Skipping all pictures, set down the lines of the listing from the first through the one with "const yTicks = [0, 2000, 4000, 6000];".

******************************

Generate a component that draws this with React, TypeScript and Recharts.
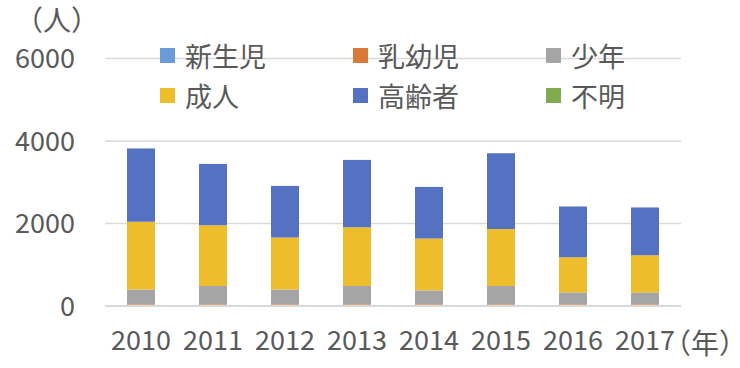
import React from "react";
import {
  BarChart,
  Bar,
  XAxis,
  YAxis,
  CartesianGrid,
  Legend,
  Label,
} from "recharts";

const years = ["2010", "2011", "2012", "2013", "2014", "2015", "2016", "2017"];
const newborn = [5, 5, 5, 5, 5, 5, 5, 5];
const infant = [35, 35, 35, 35, 35, 35, 35, 35];
const juvenile = [360, 445, 360, 445, 340, 445, 290, 290];
const adult = [1640, 1470, 1260, 1425, 1255, 1380, 850, 900];
const elderly = [1780, 1490, 1250, 1630, 1250, 1840, 1230, 1160];
const unknown = [3, 3, 3, 3, 3, 3, 3, 3];
const yTicks = [0, 2000, 4000, 6000];

const series = [
  { key: "newborn", name: "新生児", color: "#6A9BD8", values: newborn },
  { key: "infant", name: "乳幼児", color: "#DB7A38", values: infant },
  { key: "juvenile", name: "少年", color: "#A5A5A5", values: juvenile },
  { key: "adult", name: "成人", color: "#EDBD2C", values: adult },
  { key: "elderly", name: "高齢者", color: "#5572C2", values: elderly },
  { key: "unknown", name: "不明", color: "#7DAB4E", values: unknown },
];

const data = years.map((year, i) => {
  const row: Record<string, string | number> = { year };
  series.forEach((s) => {
    row[s.key] = s.values[i];
  });
  return row;
});

const FONT = '"Noto Sans CJK JP", "Noto Sans", sans-serif';
const TEXT = "#595959";

// items are absolutely placed so the legend takes no room from the plot
function LegendBox() {
  return (
    <div style={{ position: "relative", width: 740, height: 0 }}>
      {series.map((s, i) => {
        const col = i % 3;
        const row = Math.floor(i / 3);
        return (
          <div
            key={s.key}
            style={{
              position: "absolute",
              left: 160 + col * 193,
              top: 55 + row * 40 - 20,
              height: 40,
              display: "flex",
              alignItems: "center",
              fontFamily: FONT,
              fontSize: 27,
              color: TEXT,
              whiteSpace: "nowrap",
            }}
          >
            <span
              style={{
                display: "inline-block",
                width: 15,
                height: 15,
                background: s.color,
                marginRight: 10,
              }}
            />
            {s.name}
          </div>
        );
      })}
    </div>
  );
}

export default function App() {
  return (
    <div style={{ position: "absolute", left: 0, top: 0, background: "#fff" }}>
      <BarChart
        width={740}
        height={368}
        data={data}
        barSize={28}
        margin={{ top: 58.5, right: 59, left: 10, bottom: 12 }}
      >
        <CartesianGrid vertical={false} stroke="#d9d9d9" strokeWidth={1.3} />
        <XAxis
          dataKey="year"
          height={50}
          axisLine={{ stroke: "#d9d9d9", strokeWidth: 2 }}
          tickLine={false}
          tickMargin={19}
          tick={{ fill: TEXT, fontSize: 27, fontFamily: FONT }}
          interval={0}
        >
          <Label
            content={({ viewBox }: any) => (
              <text
                x={viewBox.x + viewBox.width - 18}
                y={viewBox.y + 48}
                fill={TEXT}
                fontSize={28}
                fontFamily={FONT}
              >
                （年）
              </text>
            )}
          />
        </XAxis>
        <YAxis
          width={95}
          domain={[0, 6000]}
          ticks={yTicks}
          axisLine={false}
          tickLine={false}
          tickMargin={24}
          tick={{ fill: TEXT, fontSize: 27, fontFamily: FONT }}
        >
          <Label
            content={() => (
              <text x={15} y={31} fill={TEXT} fontSize={28} fontFamily={FONT}>
                （人）
              </text>
            )}
          />
        </YAxis>
        <Legend
          content={() => <LegendBox />}
          wrapperStyle={{ position: "absolute", left: 0, top: 0, width: 740, height: 0 }}
        />
        {series.map((s) => (
          <Bar
            key={s.key}
            dataKey={s.key}
            name={s.name}
            stackId="a"
            fill={s.color}
            isAnimationActive={false}
          />
        ))}
      </BarChart>
    </div>
  );
}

******************************

FINISHED EXERCISE:
Generate a component that draws this with React, TypeScript and Recharts.
import React from "react";
import {
  BarChart,
  Bar,
  XAxis,
  YAxis,
  CartesianGrid,
  Legend,
  Label,
} from "recharts";

const years = ["2010", "2011", "2012", "2013", "2014", "2015", "2016", "2017"];
const newborn = [5, 5, 5, 5, 5, 5, 5, 5];
const infant = [35, 35, 35, 35, 35, 35, 35, 35];
const juvenile = [360, 445, 360, 445, 340, 445, 290, 290];
const adult = [1640, 1470, 1260, 1425, 1255, 1380, 850, 900];
const elderly = [1780, 1490, 1250, 1630, 1250, 1840, 1230, 1160];
const unknown = [3, 3, 3, 3, 3, 3, 3, 3];
const yTicks = [0, 2000, 4000, 6000];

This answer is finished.